In Venezuela, opposition against what may turn out be a president-for-life is mounting however. Protests are far from an unusual sight in the streets of Caracas. Tens of thousands of Venezuelans have already abandoned the country: artisans, engineers, lawyers, managers and scientists all fled socialism en masse last year. So much as one million people are estimated to have left the country since Chávez came to power. The exodus sabotages the country’s future and no industry is hit harder than oil on which the Venezuelan economy still thrives primarily.

Unsurprisingly, the voice of the opposition is silenced. Dozens of radio stations and two television networks have been pulled off the air already with Chávez attempting to pass legislation that will further penalize “media crimes.”

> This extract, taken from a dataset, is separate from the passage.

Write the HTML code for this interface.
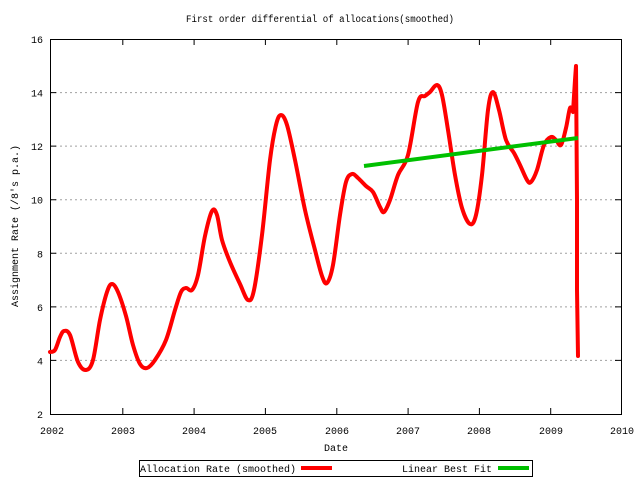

Last week, amid enduring economic hardship, Chávez devaluated the currency, cutting the exchange rate of the bolivar against the dollar by half for oil incomes and for goods deemed nonessential in order to bolster the state coffers. Currency controls have been imposed to prevent capital flight while inflation is likely to sour.

Earlier today, authorities backed by soldiers closed dozens of retail outlets for price gouging after a shopping frenzy had plagued the nation in reaction to the currency devaluation. Thousands of shoppers mobbed stores during the past week to snap up imported television sets and computers, worried that their savings would lose value soon. Chávez responded by sending troops to monitor prices in shopping districts. So much as seventy retailers were shuttered while raids continue this very day.

It is the typical cycle of government intervention at work: regulation is passed “for the common good”; the regulation fails, or works only temporarily; the private sector takes a beating; the economy turns down — at which point more regulation is proposed to save society from the supposed ills of the “free market.”

Chávez’ struggle against free-market capitalism and what he calls the “imperialism” of American businesses operating overseas is well recorded as are his numerous social programs. As is typical of any movement that begins by “redistributing” wealth, Caracas ends up distributing sacrifices these days. The industrialists were first to fall victim to the new regime. Then came the journalists and the independent thinkers, many of whom fled the country in response. Shopkeepers and entrepreneurs in general are next as today’s news amply demonstrates. In all likelihood, the persecution of his minority will fail however, finally undermining Chávez’ crusade against free enterprise because there are simply too many retailers.

Sadly, the Venezuelan people will bare the burden in the end as their country is internationally isolated and their standard of living declining sharply — all, Chávez insists, because of that evil, American capitalism.